In a letter to Data Domain's Board, EMC highlights three points in EMC's offer--the price is greater than NetApps, the deal can be closed quicker than NetApps, and the all cash acquisition isn't as variable as a part stock swap. On June 15th, Data Domain rejected EMC's $30.00 per share offer due to uncertainties tied to the offer such as the possibility of paying $57 million dollar termination fee to NetApp which wouldn't be recovered if the EMC deal fell through. It appears those uncertainties have been resolved. Ironically, NetApp also announced today that they have leapt the SEC and FTC regulatory hurdles and are clear to finalize the deal.
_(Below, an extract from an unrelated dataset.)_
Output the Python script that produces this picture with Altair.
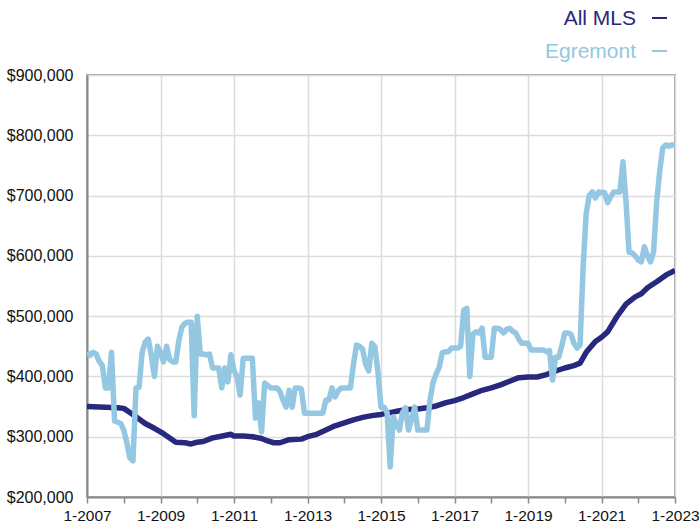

This is a rather interesting battle over a what many have called a feature of storage--de-duplication. Granted, de-duplication has many benefits beyond just saving on storage media. More organizations are, or are considering about using network back-ups over the WAN to improve disaster recovery plans. Additionally, the rise in virtualization and the ability to house applications and data in multiple data centers puts more pressure on maximizing WAN transfer speeds and reducing utilization.
The big question is what does EMC or NetApp get from Data Domain? Both suitors have de-duplication facilities already--EMC from it's acquisition of Avamar and NetApp A-SIS. Deni Connor, Principle Analyst, Storage Strategies Now, notes that the fight over Data Domain "validates that de-duplication is a feature of a storage product, rather than a product line. De-dupliation is a must have in any storage strategy."
For either EMC or NetApp, Data domain, which Connor characterizes as the leader in storage de-duplication, gives the acquiring company in-roads to customers and gets mind share among storage and IT professionals--mind share that is expensive and time consuming to develop. NetApp, as Byte and Switch Blogger Howard Marks points out, "is known as a NAS vendor. No body thinks of NetApp as a block storage vendor. Data Domain lets NetApp tell that story to a new set of customers, the SMB, used to buying storage from their server vendors."